The tempting smell of grease from the Kong is what usually drags in hordes of hungry undergraduates craving spring rolls. But last Friday, it was the Chinese Student Association’s Banquet 2009 that had undergrads scrambling to dig their chopsticks into some lo mein and get their hands on a dumpling or two.
For this festive affair, Leverett dining hall was transformed into a party scene packed with more than 350 guests, including students, tutors, and even professors. Dinner, consisting of a never-ending 14 courses, was catered by the Peach Farm restaurant in Chinatown. The restaurant’s strange name, according to co-president of CSA Daniel C. Suo ’09, can be attributed to a “bad translation.” But dinner was surprisingly tasty, with everything from pork and shrimp to incredible bubble tea, all of which caused attendees to declare the food superior to the Kong, despite eating it sober.

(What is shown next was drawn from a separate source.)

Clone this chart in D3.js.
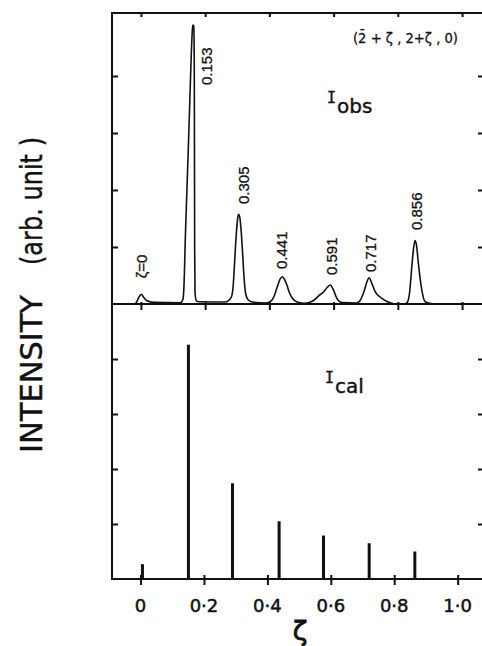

The rowdy crowd was entertained throughout the meal by the Breakers, a Harvard break dancing troupe, the Asian American Dance Troupe, the Din & Tonics, and the performance martial arts group Harvard Wushu Club, a crowd favorite. When asked why the performance martial arts act was so popular, Annie Ye ’11, a Wushu performer, replied, “We have weapons and shiny stuff. That always gets the crowd riled up.”
While some guests who didn’t speak Chinese might not have understood some of the jokes throughout the banquet, they nevertheless felt welcomed at the soiree. Monica S. Liu ’12, a CSA member, said that undergrads of all kinds are encouraged to join CSA and attend CSA events. “ Of course!” she said. “We love white people.”